藤と鉄
出典: フリー百科事典『ウィキペディア(Wikipedia)』 (2022/04/15 12:55 UTC 版)
『信重解状』には諏訪明神と守屋大臣が「藤鎰」と「鉄鎰」を持ち出し、「懸此処引之(此処に懸けて之を引く)」とある。『解状』本文では「鎰(イツ)」に「ヤク」と振り仮名をしてあるため、「鑰(鉤、かぎ)」の代用字と考えられる。つまり、この文は「明神と守屋は土地(守屋の所領)に鉤を引っ掛けて綱引きのように引き合った」と解釈できる。ほかには、「鎰(ここでは祭祀権を象徴する「鍵」と解されている)」での引き合いは「祭祀権の争奪戦」を表しているという見解や、「鎰」による争いを「呪術比べ」を象徴するという見方もある。 前述の通り、『画詞』では「藤鎰・鉄鎰」が「藤の枝・鉄輪」に変わっている。これは、『画詞』が書かれた時代には「藤鎰」と「鉄鎰」がどのようなもので、それによってどのような葛藤があったのか分からなくなったためと考えられる。「輪」を「鑰」の誤字(写し間違い)とする説もある。 神話上の「鉄鎰(鉄鑰・鉄輪)」は、上社に伝わる鉄鐸(さなぎの鈴)を表し、これらが守矢氏が製鉄に関わった氏族で、やはり鍛冶技術に長じた物部氏とは何らかの関係があったことを示唆するという見解もある。守屋山中にも鍛冶場の跡と思われる「鋳物師(いもじ)ヶ釜」の地名が残っている。

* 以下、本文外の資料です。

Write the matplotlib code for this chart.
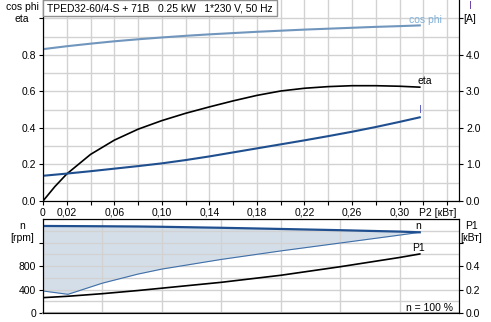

この諏訪と鉄の関係を暗示させる事例から、真弓常忠はタケミナカタを製鉄の神とし、明神と洩矢神の争いをスズ(褐鉄鉱)から砂鉄への製鉄技法の進歩、すなわち新旧文化の対決を意味すると解釈していた。 一方、諏訪明神が手にしていた「藤」は明神自身の表象ともみられる。山本ひろ子(2016年)は、凄まじい繁茂力のある藤とそれへの強い畏怖こそが入諏神話の発祥を解く鍵とし、「〔天竜川の〕両岸からせめぎあう藤の「抗争」(絡み合い)と、土着神(守矢一族)と今来の神(神氏一族)の「抗争」。どちらか一方なくしては、こうした所伝は生まれ得なかったし、命脈を保てなかったろう」と主張している。